**Plotting code records**
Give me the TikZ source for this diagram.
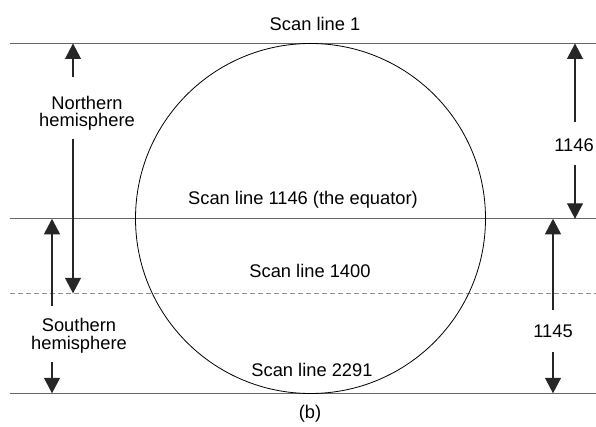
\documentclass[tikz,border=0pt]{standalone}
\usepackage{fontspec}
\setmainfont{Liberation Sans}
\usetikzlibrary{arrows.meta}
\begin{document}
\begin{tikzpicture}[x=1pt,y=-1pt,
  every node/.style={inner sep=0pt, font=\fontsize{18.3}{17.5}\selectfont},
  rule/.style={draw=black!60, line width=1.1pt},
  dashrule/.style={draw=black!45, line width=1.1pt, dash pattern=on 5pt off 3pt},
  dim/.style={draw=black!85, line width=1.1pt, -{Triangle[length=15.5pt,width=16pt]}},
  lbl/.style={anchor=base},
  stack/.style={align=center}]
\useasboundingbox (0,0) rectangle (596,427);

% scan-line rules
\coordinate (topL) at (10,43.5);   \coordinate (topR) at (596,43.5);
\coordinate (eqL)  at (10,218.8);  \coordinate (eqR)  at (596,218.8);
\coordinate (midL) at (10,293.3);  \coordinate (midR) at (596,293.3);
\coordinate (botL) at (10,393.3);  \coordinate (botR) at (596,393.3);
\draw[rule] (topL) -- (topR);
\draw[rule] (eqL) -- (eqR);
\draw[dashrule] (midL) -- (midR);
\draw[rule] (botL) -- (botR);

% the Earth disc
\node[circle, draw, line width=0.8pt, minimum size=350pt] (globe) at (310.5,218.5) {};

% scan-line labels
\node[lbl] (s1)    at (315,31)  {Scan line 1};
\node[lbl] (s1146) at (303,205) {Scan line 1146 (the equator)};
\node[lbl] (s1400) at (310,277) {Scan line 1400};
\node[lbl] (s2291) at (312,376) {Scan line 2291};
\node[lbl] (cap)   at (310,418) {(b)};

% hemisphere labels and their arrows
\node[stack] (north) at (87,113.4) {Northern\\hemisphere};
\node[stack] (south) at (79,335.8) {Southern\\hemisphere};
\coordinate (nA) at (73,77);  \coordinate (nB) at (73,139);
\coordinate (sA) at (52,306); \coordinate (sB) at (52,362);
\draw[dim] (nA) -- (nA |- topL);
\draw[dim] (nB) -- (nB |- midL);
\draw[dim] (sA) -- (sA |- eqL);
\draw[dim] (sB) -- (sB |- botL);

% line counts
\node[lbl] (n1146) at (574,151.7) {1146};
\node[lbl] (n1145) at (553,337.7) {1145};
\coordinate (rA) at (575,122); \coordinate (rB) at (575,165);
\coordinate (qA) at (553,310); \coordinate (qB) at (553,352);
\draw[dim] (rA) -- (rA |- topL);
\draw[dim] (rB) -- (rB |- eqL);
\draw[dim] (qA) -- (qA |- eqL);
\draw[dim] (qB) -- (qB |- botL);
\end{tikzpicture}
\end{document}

---

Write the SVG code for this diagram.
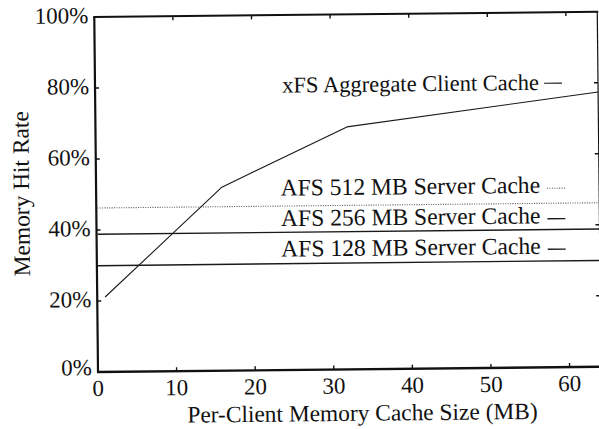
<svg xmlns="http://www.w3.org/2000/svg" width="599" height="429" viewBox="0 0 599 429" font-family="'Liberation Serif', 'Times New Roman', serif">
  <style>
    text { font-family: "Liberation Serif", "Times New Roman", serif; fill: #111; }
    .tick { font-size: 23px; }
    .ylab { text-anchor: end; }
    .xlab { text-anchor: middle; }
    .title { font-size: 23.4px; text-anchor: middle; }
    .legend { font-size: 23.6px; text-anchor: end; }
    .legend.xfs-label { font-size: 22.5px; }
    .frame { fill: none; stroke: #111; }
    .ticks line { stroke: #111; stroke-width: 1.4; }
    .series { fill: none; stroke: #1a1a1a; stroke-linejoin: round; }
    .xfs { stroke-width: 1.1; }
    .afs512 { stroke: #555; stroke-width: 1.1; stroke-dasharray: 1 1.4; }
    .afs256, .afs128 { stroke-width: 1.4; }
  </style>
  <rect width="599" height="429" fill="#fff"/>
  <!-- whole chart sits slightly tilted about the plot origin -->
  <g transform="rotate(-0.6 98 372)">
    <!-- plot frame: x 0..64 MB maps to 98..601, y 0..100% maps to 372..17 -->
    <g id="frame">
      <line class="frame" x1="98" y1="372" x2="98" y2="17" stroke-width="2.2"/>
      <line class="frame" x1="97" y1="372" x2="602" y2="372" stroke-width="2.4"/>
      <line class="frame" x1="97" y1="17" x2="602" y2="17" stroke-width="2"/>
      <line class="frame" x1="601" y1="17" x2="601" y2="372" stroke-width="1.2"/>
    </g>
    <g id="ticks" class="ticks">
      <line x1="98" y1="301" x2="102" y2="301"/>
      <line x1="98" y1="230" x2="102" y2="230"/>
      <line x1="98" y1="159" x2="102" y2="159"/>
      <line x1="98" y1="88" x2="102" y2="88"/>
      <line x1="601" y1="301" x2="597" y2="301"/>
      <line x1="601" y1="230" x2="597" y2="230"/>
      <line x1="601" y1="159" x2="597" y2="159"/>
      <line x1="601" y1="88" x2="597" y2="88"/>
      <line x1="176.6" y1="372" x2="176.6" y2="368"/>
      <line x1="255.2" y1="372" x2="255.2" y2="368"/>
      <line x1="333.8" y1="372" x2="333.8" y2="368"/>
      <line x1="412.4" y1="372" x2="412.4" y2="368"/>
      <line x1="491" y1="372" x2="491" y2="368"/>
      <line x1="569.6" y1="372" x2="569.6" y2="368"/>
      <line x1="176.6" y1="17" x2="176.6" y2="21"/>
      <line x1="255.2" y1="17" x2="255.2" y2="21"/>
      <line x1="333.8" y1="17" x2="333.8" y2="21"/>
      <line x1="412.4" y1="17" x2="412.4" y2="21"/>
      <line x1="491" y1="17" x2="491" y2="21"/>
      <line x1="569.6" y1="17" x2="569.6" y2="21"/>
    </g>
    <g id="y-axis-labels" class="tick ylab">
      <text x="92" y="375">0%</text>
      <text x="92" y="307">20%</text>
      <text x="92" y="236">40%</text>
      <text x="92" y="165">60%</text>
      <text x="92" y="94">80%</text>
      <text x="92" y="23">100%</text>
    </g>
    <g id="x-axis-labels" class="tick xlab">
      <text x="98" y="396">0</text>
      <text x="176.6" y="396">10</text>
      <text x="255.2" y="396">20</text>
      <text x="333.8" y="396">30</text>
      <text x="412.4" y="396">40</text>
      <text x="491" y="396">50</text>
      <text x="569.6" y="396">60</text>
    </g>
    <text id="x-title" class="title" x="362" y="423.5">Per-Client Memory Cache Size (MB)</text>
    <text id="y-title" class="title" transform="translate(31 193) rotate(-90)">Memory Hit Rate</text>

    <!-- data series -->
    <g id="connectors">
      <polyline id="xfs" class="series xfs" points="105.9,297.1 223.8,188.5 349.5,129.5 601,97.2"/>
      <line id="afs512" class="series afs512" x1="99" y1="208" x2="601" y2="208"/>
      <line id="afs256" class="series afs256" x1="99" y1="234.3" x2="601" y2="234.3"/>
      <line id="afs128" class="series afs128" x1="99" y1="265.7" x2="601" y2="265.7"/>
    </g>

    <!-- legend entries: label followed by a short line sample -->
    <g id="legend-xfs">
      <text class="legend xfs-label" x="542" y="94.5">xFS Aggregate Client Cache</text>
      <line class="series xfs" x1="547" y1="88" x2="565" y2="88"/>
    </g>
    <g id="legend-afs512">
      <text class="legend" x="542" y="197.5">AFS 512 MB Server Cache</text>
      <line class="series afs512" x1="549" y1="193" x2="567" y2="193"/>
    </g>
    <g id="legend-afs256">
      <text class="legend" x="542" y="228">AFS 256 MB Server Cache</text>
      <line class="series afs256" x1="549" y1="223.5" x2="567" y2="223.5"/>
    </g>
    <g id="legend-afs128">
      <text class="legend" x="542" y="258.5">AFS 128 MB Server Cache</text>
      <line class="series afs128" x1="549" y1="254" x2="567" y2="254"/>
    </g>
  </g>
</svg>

**Task**
All lines above from the one containing "Give me the TikZ source for this diagram." through the one containing "(sB |- botL);" are to be quoted exactly, and only those; pictures are left out.

**Written answer**
Give me the TikZ source for this diagram.
\documentclass[tikz,border=0pt]{standalone}
\usepackage{fontspec}
\setmainfont{Liberation Sans}
\usetikzlibrary{arrows.meta}
\begin{document}
\begin{tikzpicture}[x=1pt,y=-1pt,
  every node/.style={inner sep=0pt, font=\fontsize{18.3}{17.5}\selectfont},
  rule/.style={draw=black!60, line width=1.1pt},
  dashrule/.style={draw=black!45, line width=1.1pt, dash pattern=on 5pt off 3pt},
  dim/.style={draw=black!85, line width=1.1pt, -{Triangle[length=15.5pt,width=16pt]}},
  lbl/.style={anchor=base},
  stack/.style={align=center}]
\useasboundingbox (0,0) rectangle (596,427);

% scan-line rules
\coordinate (topL) at (10,43.5);   \coordinate (topR) at (596,43.5);
\coordinate (eqL)  at (10,218.8);  \coordinate (eqR)  at (596,218.8);
\coordinate (midL) at (10,293.3);  \coordinate (midR) at (596,293.3);
\coordinate (botL) at (10,393.3);  \coordinate (botR) at (596,393.3);
\draw[rule] (topL) -- (topR);
\draw[rule] (eqL) -- (eqR);
\draw[dashrule] (midL) -- (midR);
\draw[rule] (botL) -- (botR);

% the Earth disc
\node[circle, draw, line width=0.8pt, minimum size=350pt] (globe) at (310.5,218.5) {};

% scan-line labels
\node[lbl] (s1)    at (315,31)  {Scan line 1};
\node[lbl] (s1146) at (303,205) {Scan line 1146 (the equator)};
\node[lbl] (s1400) at (310,277) {Scan line 1400};
\node[lbl] (s2291) at (312,376) {Scan line 2291};
\node[lbl] (cap)   at (310,418) {(b)};

% hemisphere labels and their arrows
\node[stack] (north) at (87,113.4) {Northern\\hemisphere};
\node[stack] (south) at (79,335.8) {Southern\\hemisphere};
\coordinate (nA) at (73,77);  \coordinate (nB) at (73,139);
\coordinate (sA) at (52,306); \coordinate (sB) at (52,362);
\draw[dim] (nA) -- (nA |- topL);
\draw[dim] (nB) -- (nB |- midL);
\draw[dim] (sA) -- (sA |- eqL);
\draw[dim] (sB) -- (sB |- botL);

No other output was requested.